MM: I argue that the EPA was shaped by racialization and "racialized geographies." This is not peculiar to the EPA. On the contrary, the EPA is an example of how race shaped just about all aspects of life, work, built environment, and knowledge production in twentieth century America. As an urban space, Washington D.C., where the EPA is housed, is profoundly shaped by racialized geographies and histories. This is where your question about the difference between racism and racialization helps out: it is important to differentiate between accusations of "racism" (and attention to the work of race) and racialization (as a structural phenomenon that shapes all aspects of life). My argument is that race, in the form of white privilege, shaped the EPA. I made this argument because I attended to the material culture of the EPA headquarters that exists in a city still wrestling with histories of segregation, in which race still actively shapes where one works and lives. I wanted to show that race mattered to science in the United States even in instances when the scientists themselves were not directly dealing with questions of race, even when they were progressive, liberal and dedicated to environmentalism.
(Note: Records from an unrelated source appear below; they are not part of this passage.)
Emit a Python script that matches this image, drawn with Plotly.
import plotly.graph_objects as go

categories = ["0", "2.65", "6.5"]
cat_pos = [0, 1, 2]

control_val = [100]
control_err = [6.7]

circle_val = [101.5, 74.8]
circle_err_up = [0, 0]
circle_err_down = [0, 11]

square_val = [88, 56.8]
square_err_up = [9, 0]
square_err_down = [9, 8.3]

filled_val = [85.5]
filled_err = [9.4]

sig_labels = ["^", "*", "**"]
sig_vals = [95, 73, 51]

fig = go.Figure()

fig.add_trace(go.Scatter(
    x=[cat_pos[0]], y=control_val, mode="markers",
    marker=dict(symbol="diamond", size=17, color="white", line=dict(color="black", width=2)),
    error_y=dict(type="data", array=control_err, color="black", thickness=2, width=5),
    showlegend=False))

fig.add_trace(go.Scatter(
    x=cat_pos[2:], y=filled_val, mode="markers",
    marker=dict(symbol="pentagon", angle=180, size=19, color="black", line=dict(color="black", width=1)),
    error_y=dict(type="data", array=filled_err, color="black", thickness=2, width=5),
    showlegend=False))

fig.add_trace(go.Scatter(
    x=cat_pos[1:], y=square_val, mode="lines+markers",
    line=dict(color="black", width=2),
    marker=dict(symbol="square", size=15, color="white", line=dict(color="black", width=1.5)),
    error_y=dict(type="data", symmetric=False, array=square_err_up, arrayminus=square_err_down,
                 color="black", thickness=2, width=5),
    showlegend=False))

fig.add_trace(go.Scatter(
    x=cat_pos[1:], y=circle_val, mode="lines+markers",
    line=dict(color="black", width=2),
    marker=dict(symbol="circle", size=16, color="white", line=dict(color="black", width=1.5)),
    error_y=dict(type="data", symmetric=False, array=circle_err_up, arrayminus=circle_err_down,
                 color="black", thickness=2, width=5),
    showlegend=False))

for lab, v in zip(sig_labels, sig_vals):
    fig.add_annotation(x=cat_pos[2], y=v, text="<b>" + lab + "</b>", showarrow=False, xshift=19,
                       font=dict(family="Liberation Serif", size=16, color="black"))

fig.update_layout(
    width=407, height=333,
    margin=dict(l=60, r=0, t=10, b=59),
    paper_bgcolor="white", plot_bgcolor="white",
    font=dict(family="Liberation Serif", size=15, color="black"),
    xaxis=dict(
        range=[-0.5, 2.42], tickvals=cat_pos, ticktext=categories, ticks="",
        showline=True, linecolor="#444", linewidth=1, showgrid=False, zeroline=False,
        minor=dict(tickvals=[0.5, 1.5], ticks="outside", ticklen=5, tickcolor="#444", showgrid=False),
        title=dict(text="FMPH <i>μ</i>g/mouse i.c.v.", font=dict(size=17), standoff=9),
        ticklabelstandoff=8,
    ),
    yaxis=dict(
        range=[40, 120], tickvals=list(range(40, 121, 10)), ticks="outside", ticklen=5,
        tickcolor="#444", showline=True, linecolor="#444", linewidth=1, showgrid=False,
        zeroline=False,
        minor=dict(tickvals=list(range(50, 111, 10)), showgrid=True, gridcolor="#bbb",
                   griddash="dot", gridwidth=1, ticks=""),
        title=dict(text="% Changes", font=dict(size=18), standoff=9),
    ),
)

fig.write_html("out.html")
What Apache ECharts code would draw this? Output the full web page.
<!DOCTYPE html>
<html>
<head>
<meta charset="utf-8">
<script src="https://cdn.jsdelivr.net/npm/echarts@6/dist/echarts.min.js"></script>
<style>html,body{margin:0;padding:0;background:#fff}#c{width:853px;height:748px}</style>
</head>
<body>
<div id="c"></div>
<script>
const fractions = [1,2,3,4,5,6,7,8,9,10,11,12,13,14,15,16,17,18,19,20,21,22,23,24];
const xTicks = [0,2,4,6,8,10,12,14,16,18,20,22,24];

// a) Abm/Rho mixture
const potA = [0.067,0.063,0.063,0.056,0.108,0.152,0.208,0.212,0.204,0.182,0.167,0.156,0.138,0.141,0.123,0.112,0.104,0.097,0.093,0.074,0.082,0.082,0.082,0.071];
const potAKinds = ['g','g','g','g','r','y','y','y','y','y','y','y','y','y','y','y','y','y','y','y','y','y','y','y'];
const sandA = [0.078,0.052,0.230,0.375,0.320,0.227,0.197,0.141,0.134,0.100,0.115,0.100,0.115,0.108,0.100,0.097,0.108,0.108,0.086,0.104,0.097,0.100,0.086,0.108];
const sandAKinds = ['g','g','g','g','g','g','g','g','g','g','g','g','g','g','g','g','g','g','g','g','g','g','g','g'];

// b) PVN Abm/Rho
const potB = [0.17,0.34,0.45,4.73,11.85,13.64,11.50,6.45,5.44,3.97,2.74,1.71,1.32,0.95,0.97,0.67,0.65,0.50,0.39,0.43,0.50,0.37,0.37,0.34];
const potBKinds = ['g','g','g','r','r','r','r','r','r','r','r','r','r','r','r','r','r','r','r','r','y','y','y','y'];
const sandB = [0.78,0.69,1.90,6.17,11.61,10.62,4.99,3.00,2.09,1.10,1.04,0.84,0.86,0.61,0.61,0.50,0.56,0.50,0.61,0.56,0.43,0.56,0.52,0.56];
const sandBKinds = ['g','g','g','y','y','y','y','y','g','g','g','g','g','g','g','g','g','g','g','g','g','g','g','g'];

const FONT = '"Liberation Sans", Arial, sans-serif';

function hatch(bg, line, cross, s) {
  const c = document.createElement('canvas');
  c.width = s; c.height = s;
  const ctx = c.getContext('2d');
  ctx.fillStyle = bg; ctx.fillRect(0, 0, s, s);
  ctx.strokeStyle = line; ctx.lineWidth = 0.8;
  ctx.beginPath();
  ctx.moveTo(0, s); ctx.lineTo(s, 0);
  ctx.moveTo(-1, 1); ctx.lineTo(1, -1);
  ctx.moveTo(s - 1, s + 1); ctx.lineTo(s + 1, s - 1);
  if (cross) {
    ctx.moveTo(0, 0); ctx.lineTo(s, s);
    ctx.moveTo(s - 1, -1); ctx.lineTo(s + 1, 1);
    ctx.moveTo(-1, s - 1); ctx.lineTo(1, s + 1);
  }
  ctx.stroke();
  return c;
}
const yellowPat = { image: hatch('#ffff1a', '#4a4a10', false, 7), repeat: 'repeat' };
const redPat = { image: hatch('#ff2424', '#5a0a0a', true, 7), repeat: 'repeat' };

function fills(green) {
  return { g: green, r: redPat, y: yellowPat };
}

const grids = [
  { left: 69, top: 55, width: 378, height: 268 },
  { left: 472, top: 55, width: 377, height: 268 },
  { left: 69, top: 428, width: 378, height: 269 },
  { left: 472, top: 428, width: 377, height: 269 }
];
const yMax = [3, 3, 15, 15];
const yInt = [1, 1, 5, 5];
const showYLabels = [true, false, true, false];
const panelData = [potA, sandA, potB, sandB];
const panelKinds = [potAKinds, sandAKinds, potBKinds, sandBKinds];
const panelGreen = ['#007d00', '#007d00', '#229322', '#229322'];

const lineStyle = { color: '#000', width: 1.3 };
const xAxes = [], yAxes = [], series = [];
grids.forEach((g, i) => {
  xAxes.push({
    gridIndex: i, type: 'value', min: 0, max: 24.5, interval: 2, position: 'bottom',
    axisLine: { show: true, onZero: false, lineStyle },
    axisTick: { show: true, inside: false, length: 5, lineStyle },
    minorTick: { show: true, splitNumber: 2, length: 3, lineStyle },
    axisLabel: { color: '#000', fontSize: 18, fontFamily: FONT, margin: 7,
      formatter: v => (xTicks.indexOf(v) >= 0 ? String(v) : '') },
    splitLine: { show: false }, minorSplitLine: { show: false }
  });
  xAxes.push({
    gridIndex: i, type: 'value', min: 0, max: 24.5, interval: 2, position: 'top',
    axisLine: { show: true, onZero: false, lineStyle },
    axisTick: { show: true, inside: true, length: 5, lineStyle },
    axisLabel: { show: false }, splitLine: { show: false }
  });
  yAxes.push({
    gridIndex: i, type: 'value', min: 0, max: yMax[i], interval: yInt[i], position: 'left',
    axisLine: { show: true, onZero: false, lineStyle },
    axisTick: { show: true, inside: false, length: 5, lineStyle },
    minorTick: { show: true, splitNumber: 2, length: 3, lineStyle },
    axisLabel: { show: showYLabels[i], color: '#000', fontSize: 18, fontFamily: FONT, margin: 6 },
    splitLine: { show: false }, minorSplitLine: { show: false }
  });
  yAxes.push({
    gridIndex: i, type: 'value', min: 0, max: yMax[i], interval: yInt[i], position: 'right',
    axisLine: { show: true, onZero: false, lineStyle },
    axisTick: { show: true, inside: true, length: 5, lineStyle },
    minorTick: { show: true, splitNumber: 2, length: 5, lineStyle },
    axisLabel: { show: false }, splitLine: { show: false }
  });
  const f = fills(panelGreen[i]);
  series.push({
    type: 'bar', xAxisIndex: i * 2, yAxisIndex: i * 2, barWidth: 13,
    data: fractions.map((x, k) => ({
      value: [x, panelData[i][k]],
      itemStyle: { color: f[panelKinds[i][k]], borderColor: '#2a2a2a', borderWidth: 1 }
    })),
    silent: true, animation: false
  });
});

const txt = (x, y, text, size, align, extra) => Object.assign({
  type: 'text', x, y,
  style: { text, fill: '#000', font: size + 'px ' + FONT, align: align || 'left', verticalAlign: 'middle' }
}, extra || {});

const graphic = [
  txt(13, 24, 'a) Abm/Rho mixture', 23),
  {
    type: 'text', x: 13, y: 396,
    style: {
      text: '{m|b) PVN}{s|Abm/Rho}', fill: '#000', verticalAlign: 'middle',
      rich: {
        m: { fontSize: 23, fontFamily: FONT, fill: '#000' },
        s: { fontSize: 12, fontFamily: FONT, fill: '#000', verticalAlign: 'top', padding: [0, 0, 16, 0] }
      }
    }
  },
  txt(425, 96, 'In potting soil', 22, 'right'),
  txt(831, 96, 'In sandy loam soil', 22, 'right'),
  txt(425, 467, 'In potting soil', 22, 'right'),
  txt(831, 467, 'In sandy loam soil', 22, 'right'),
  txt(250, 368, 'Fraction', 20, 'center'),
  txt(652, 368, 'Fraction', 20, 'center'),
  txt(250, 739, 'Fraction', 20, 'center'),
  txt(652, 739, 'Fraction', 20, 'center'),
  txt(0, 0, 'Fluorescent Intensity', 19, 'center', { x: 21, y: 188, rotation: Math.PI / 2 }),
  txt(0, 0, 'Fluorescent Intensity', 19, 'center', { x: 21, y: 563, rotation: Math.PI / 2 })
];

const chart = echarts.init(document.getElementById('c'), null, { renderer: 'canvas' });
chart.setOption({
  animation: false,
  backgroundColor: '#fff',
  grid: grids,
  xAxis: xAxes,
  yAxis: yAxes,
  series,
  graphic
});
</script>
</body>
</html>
WF: So, Washington DC has a racialized geography, but how does this translate to office buildings more generally?
MM: Well, Washington DC is a city still marked by histories of segregated housing, as well as white flight to the suburbs. Thus, the neighborhood of the EPA headquarters was a racialized geography in that the buildings, jobs, and residents were shaped by histories of segregation. Poor blacks living there in alleys in the 19th century, the burgeoning poor neighborhood coming up in the 1960s, riots in the aftermath of Martin Luther King's assassination just blocks away. The headquarters itself was not in a grand building, but instead was housed in a space leased from a private owner, who was then charged with its maintenance and upkeep. The building, moreover, was not really an office building, but an apartment building with a struggling mall below. As you walked through the space in the early 1990s, you passed through a mall with service workers drawn from the neighborhood that was majority non-white. Within the EPA itself, like all federal bureaucracies, the makeup of the staff shifted up the ranks, becoming progressively more white as jobs paid more. When I interviewed scientists, I traveled to their suburban ranch houses. In other words, race worked to create certain special distributions of work, housing, and so on, which the EPA was both shaped by and reshaped.
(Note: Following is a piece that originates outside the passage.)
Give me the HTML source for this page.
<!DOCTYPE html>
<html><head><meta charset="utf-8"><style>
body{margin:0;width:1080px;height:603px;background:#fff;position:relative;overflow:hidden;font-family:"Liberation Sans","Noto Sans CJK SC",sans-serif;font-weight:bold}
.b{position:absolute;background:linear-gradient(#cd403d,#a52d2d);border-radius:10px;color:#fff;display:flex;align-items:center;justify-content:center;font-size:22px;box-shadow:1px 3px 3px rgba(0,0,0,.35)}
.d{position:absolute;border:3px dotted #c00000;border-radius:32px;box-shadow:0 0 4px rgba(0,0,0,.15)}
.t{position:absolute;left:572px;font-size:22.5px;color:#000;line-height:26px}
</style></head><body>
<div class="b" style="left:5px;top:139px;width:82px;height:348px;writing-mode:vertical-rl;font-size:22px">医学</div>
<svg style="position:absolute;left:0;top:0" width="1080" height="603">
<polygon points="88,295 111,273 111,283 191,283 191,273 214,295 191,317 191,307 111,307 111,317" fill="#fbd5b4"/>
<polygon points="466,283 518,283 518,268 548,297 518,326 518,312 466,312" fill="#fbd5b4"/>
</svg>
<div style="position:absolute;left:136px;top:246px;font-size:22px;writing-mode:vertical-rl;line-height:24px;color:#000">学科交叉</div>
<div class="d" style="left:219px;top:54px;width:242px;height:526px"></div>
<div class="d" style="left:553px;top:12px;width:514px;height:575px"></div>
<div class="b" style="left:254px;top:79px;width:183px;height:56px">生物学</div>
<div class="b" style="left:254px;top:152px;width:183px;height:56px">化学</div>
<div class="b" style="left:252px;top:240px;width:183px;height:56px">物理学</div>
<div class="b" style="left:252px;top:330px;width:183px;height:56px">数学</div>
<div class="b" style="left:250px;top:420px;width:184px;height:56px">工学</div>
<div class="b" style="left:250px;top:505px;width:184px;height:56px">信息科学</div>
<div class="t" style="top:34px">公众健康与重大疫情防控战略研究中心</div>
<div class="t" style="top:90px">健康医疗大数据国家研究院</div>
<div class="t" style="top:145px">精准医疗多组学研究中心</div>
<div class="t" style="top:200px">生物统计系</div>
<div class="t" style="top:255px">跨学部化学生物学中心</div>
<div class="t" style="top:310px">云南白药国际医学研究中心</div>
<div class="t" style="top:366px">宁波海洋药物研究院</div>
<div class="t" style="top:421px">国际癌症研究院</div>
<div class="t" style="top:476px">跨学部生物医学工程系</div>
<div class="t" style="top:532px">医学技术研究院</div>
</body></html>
WF: What does it say about the EPA that it's no longer headquartered in those buildings and instead finds itself in a very posh office building ironically situated next door to the Ronald Reagan building?
MM: It is extremely ironic, since the Reagan administration did all it could to declaw the EPA! I think it says something about the changed status of the EPA under the Clinton Administration, as well as the hard work and perseverance of the union who lobbied for the new building. I wouldn't want to overstate the case, but there has been a change of the guard, generationally speaking, from scientists who came to the EPA out the environmental movement of the 1960s and 70s, to a professionalization of environmental science. But I also think it is worth keeping track of what happened to the EPA's old neighborhood. The impact of its departure was compared to a military base closing, taking local jobs as well as leading to a long-standing empty building.